_Provided data_
┏━━

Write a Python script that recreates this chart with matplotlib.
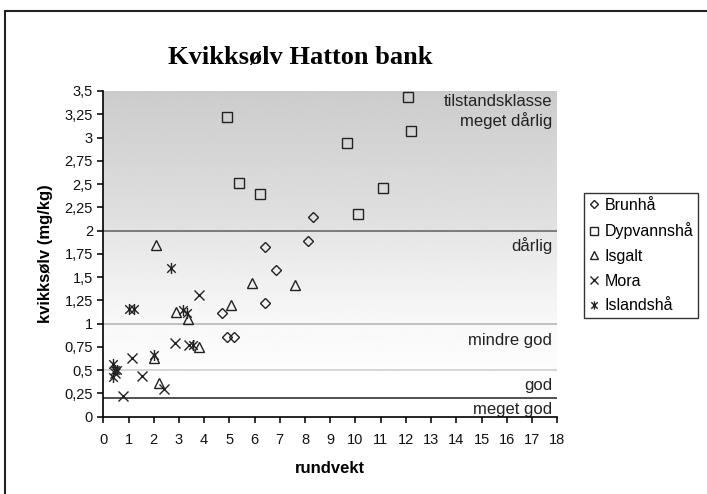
import numpy as np
import matplotlib
matplotlib.use('Agg')
import matplotlib.pyplot as plt
from matplotlib.path import Path
from matplotlib.patches import Rectangle
from matplotlib.ticker import FuncFormatter, MultipleLocator

# data
brunha_x = [8.3, 8.1, 6.4, 6.85, 6.4, 4.7, 4.9, 5.2]
brunha_y = [2.15, 1.89, 1.82, 1.58, 1.22, 1.11, 0.86, 0.855]

dypvann_x = [4.9, 5.4, 6.2, 9.65, 10.1, 11.1, 12.1, 12.2]
dypvann_y = [3.22, 2.51, 2.39, 2.94, 2.18, 2.46, 3.44, 3.07]

isgalt_x = [2.1, 5.9, 7.6, 5.05, 2.9, 3.35, 3.8, 2.0, 2.2]
isgalt_y = [1.84, 1.44, 1.42, 1.2, 1.12, 1.05, 0.75, 0.63, 0.36]

mora_x = [3.8, 2.85, 3.4, 1.15, 1.55, 2.4, 0.8, 0.45]
mora_y = [1.31, 0.79, 0.775, 0.635, 0.44, 0.3, 0.22, 0.47]

island_x = [2.7, 1.0, 1.2, 3.15, 3.3, 3.55, 2.0, 0.4, 0.45, 0.55, 0.4]
island_y = [1.6, 1.16, 1.16, 1.15, 1.11, 0.77, 0.66, 0.57, 0.5, 0.5, 0.43]

# tilstandsklasser: grenser og tekster
grenser = [2.0, 1.0, 0.5, 0.2]
klasse_tekst = ['tilstandsklasse\nmeget dårlig', 'dårlig', 'mindre god', 'god', 'meget god']
klasse_y = [3.28, 1.84, 0.815, 0.33, 0.08]

plt.rcParams['font.family'] = ['Liberation Sans', 'DejaVu Sans']

fig = plt.figure(figsize=(7.07, 4.94), dpi=100)
ax = fig.add_axes([0.1461, 0.1565, 0.642, 0.6593])
ax.set_xlim(0, 18)
ax.set_ylim(0, 3.5)

# bakgrunn med gradient
def band(y0, y1, c0, c1):
    g = np.linspace(c0, c1, 200).reshape(-1, 1)
    ax.imshow(g, extent=[0, 18, y0, y1], origin='lower', cmap='gray',
              vmin=0, vmax=1, aspect='auto', zorder=0, interpolation='bilinear')

band(2.0, 3.5, 0.885, 0.80)
band(1.0, 2.0, 0.975, 0.90)
band(0.5, 1.0, 0.99, 0.975)

line_col = ['#6a6a6a', '#b8b8b8', '#cfcfcf', '#333333']
for g, c in zip(grenser, line_col):
    ax.axhline(g, color=c, lw=1.2, zorder=1)

for t, yy in zip(klasse_tekst, klasse_y):
    ax.text(17.8, yy, t, ha='right', va='center', fontsize=12,
            color='#222222', linespacing=1.2, zorder=2)

star = Path([(-1, -1), (1, 1), (-1, 1), (1, -1), (0, -1.3), (0, 1.3)],
            [Path.MOVETO, Path.LINETO, Path.MOVETO, Path.LINETO,
             Path.MOVETO, Path.LINETO])

kw = dict(linestyle='none', markerfacecolor='none', markeredgecolor='#222222',
          markeredgewidth=1.0, zorder=3)
ax.plot(brunha_x, brunha_y, marker='D', markersize=5.5, label='Brunhå', **kw)
ax.plot(dypvann_x, dypvann_y, marker='s', markersize=7, label='Dypvannshå', **kw)
ax.plot(isgalt_x, isgalt_y, marker='^', markersize=7, label='Isgalt', **kw)
ax.plot(mora_x, mora_y, marker='x', markersize=7.5, label='Mora', **kw)
ax.plot(island_x, island_y, marker=star, markersize=8, label='Islandshå', **kw)

for s in ['top', 'right']:
    ax.spines[s].set_visible(False)
ax.spines['left'].set_linewidth(1.2)
ax.spines['bottom'].set_linewidth(1.2)

ax.xaxis.set_major_locator(MultipleLocator(1))
ax.yaxis.set_major_locator(MultipleLocator(0.25))
ax.yaxis.set_major_formatter(FuncFormatter(lambda v, p: f'{v:g}'.replace('.', ',')))
ax.tick_params(direction='out', length=4, width=1.2, labelsize=10.5, colors='#111111')
ax.tick_params(axis='x', pad=8)

ax.set_xlabel('rundvekt', fontsize=12, fontweight='bold', labelpad=10)
ax.set_ylabel('kvikksølv (mg/kg)', fontsize=12, fontweight='bold', labelpad=8)

fig.text(0.424, 0.883, 'Kvikksølv Hatton bank', ha='center', va='center',
         fontsize=19, fontweight='bold', family='Liberation Serif')

leg = fig.legend(loc='upper left', bbox_to_anchor=(0.826, 0.609),
                 bbox_transform=fig.transFigure, fontsize=11.5, frameon=True,
                 fancybox=False, handlelength=0.7, handletextpad=0.3,
                 labelspacing=0.6, borderpad=0.3, borderaxespad=0,
                 markerscale=0.75)
leg.get_frame().set_edgecolor('black')
leg.get_frame().set_linewidth(1.0)

fig.patches.append(Rectangle((0.0075, -0.1), 1.2, 0.978 + 0.1,
                             transform=fig.transFigure, fill=False,
                             edgecolor='#222222', lw=1.5))

fig.savefig('out.png', dpi=100)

┗━━

_Directions for this task_
Look through the lines above and collect those with the word "matplotlib".

_Exercise output_
Write a Python script that recreates this chart with matplotlib.
import matplotlib
matplotlib.use('Agg')
import matplotlib.pyplot as plt
from matplotlib.path import Path
from matplotlib.patches import Rectangle
from matplotlib.ticker import FuncFormatter, MultipleLocator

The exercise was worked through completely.